The fashion retailer has looked into the possibility of filing for Chapter 11 bankruptcy, Bloomberg reported, though there is still reportedly hope that a deal will be made with possible financiers to save the brand.
If the company does file for bankruptcy, it would be able to get rid of unprofitable locations and renew the business, according to anonymous sources who spoke to Bloomberg.
However, it could also hurt mall owners, because Forever 21 is one of the biggest mall tenants still open as retailers continue to go bankrupt and close their doors, the outlet reported.
According to Bloomberg, Forever 21 is the sixth-largest non-department store tenant to Simon Property Group, one of the largest shopping mall operators in the U.S.
Neither Forever 21 nor Simon Property Group immediately responded to FOX Business’ request for comment on Thursday evening.
Many other brick-and-mortar retailers have struggled to keep their doors open in the face of online shopping.
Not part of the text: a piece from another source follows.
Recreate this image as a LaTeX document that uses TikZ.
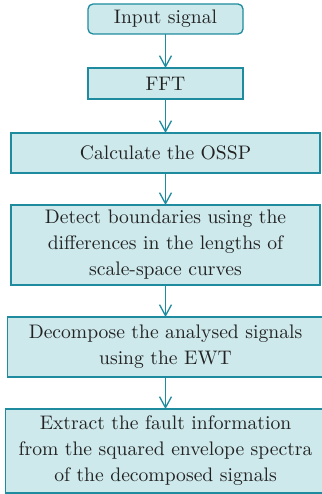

On Wednesday, Hudson’s Bay announced it will sell Lord & Taylor to clothing rental subscription service Le Tote for $100 million.
Le Tote will gain control over 38 Lord & Taylor stores, its online sales and all of its inventory, and the company says it plans to extend employment offers to “the vast majority” of Lord & Taylor’s workers.
Former Hudson's Bay CEO, Storch told FOX Business Wednesday, “Lord and Taylor, the department store as a whole, as a category, has been struggling vitally in this environment.”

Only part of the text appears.